Suggested Practices for Better OCR Results

July 19, 2004 | KB: 1000643
Laserfiche 6, Plus 6, Scanning 6

Summary

Optical Character Recognition is used to create text from a scanned image. Follow these suggested practices to achieve better OCR Results:

  • OCR only those images that have clear typewritten or printed text. Do not OCR images that contain handwritten text, photographs, or other artwork.
  • If your document has no typewritten or typeset text, you can use templates to carefully categorize the document for easy retrieval later.
  • Remember that image-only documents can still be retrieved by searching the fields.
  • OCR only those images with text that reads from left to right on the page. If you can clearly read the text on an image without needing to rotate it, the image will translate properly.

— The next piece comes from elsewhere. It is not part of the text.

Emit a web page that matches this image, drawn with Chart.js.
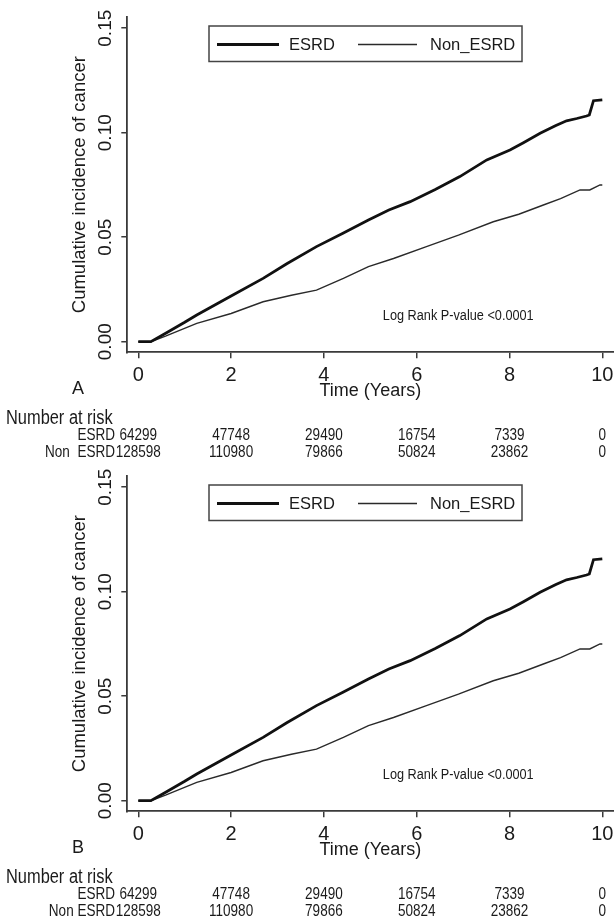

  • Text that appears too dark or too light may OCR, but with mixed results. If the text on the image appears too dark, zoom in on the questionable area. If the letters do not run together, the text should OCR. On the other hand, if the image is too light, zoom in to see if any of the characters have gaps in them. If there are no gaps, the text should OCR.
  • If the scanned image appears too dark or faded on your monitor, OCR may misinterpret the text. The clearer the image, the more accurate the text translation. As a general rule, if the letters of text on an image are complete but not touching when displayed in the zoom mode, OCR should translate the text accurately.

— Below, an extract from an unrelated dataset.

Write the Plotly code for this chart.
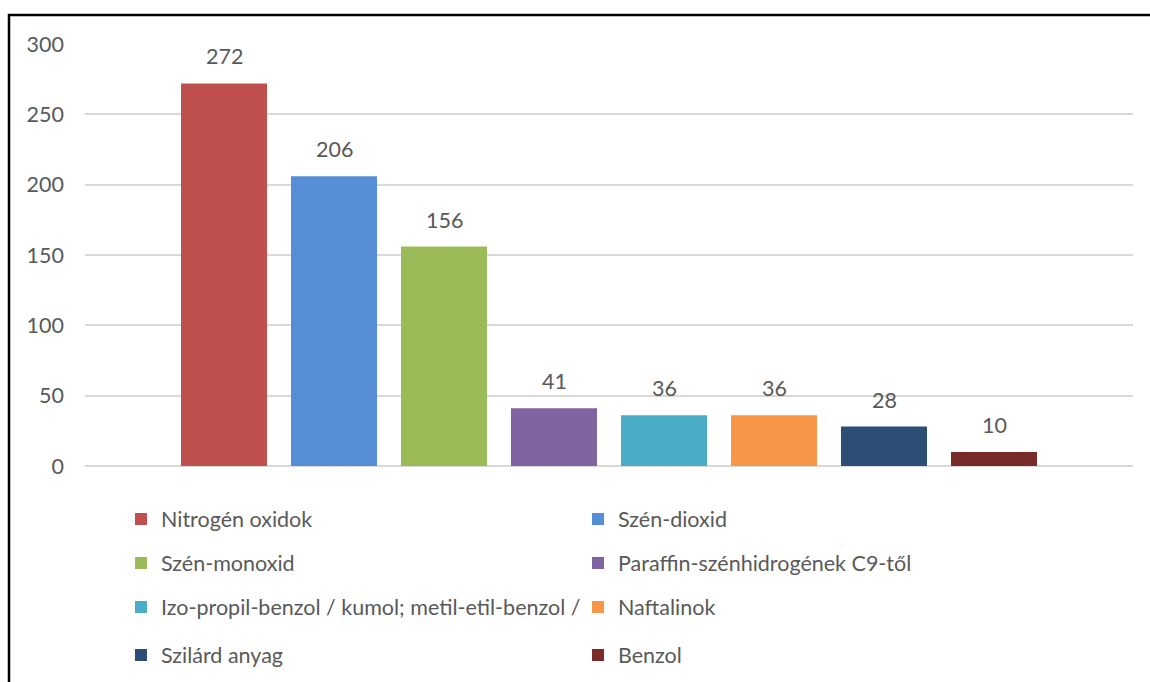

  • To correct images that are too light or too dark, you must re-scan them. The lightness/darkness controls on your document window only affect your monitor display.

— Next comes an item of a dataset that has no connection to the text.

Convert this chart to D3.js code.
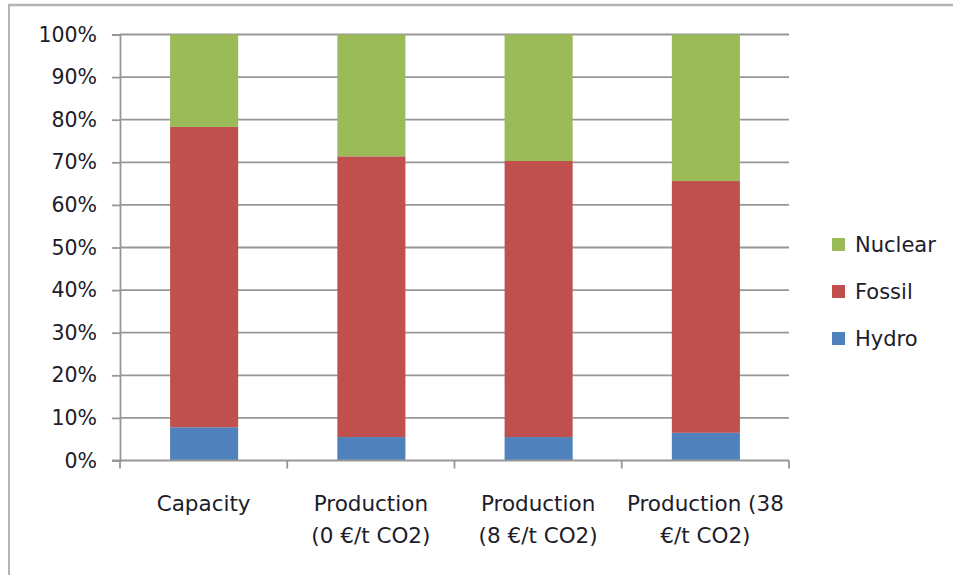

  • The OCR engine recognizes most typed and typeset text between 6 and 24 points in size. Ultimately, the accuracy of the OCR depends largely on the clarity of the paper original.
  • LaserFiche cannot perform full-text indexing or full-text searches on documents with more than about one megabyte of text. If you are scanning or importing a long document such as a book, you may want to break it up into several smaller documents.